Term Frequency, Inverse Document Frequency (TFIDF): Exploring TheRarestWords.com

TheRarestWords.com is a impressive little web hack with a nice global and enthusiast artisan. The application attempts to identify the rarest words on the page.

Why would you care? First, understanding where you veer from the mainstream is quite interesting. It's a great way to find mis-spellings, people's names, and other less pedestrian rareties.

An Aside: Language is thought to be infinitely generative. Perhaps ever human utters a huge number of completely unique statements, ignoring person and location names to give the computation a fighting chance. Hard to say... likely a typical long tail situation, maybe with a little more tail.
Secondly, word usage scarcity is a rich source of information in a language which overpopulates words with different meanings and requires surrounding sequences to constrain meaning. Information retrieval (IR) mechanisms have a hard time really capitalizing on word sequence and co-occurence proximity at full web scale, if anywhere. Statistical word counts tend to win out in evaluation.

The buzzword in IR is TFIDF, or term frequency inverse document frequency. This is a method for giving more importance to the less common words in a document that match the query. Mid-range frequency words get discounted, but they're likely key terms, if the page is truly relevant, and often repeated.

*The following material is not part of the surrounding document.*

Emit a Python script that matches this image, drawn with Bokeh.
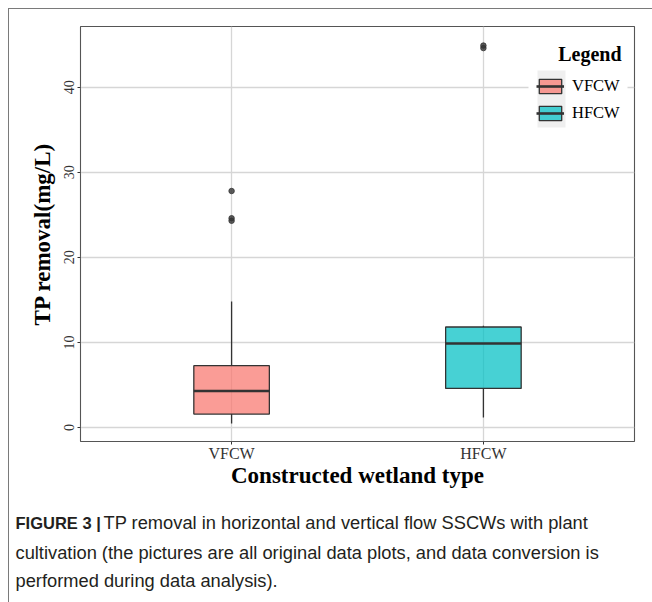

Rarest Words at AlwaysBeTesting



Moving beyond term frequencies gets you to n-grams and the requirement to recognize frequencies of multi-word segments. Here, basic part of speech tagging and related tech can really help reduce the problem set -- or you can go the hard way and simply embody part of speech tagging by crunching huge quantities of a language's text. Google has published a database of n-grams, 1,024,908,267,229 of them in fact spanning 13,588,391 unique words with frequencies over 200. They don't report how big of a web crawl generated this database.

In fact, TFIDF is hard to do at scale, per long time hacker buddy Vi.c. At play dataset size, it's grad school work -- given a really sharp Prof.

Think about "jade apple tree". Jade is going to be truly rare. If you do n-grams, you can detect that "apple tree" is a common two word pattern and give credit for the co-occurrences' infrequency. I'll return to the impact of the degree of common use of a word in search at the end.

The tool exposes your most unique word uses and your uses of very common words that don't quite approach the stop word list level.

TechCrunch brought the rarest words.com to my attention. I ran it on my analytics & e-commerce focused blog, alwaysBetesting.com. It returned an interesting set of related blog suggestions based upon rarest words. The author is quite humble on the feature, but it's an interesting hack!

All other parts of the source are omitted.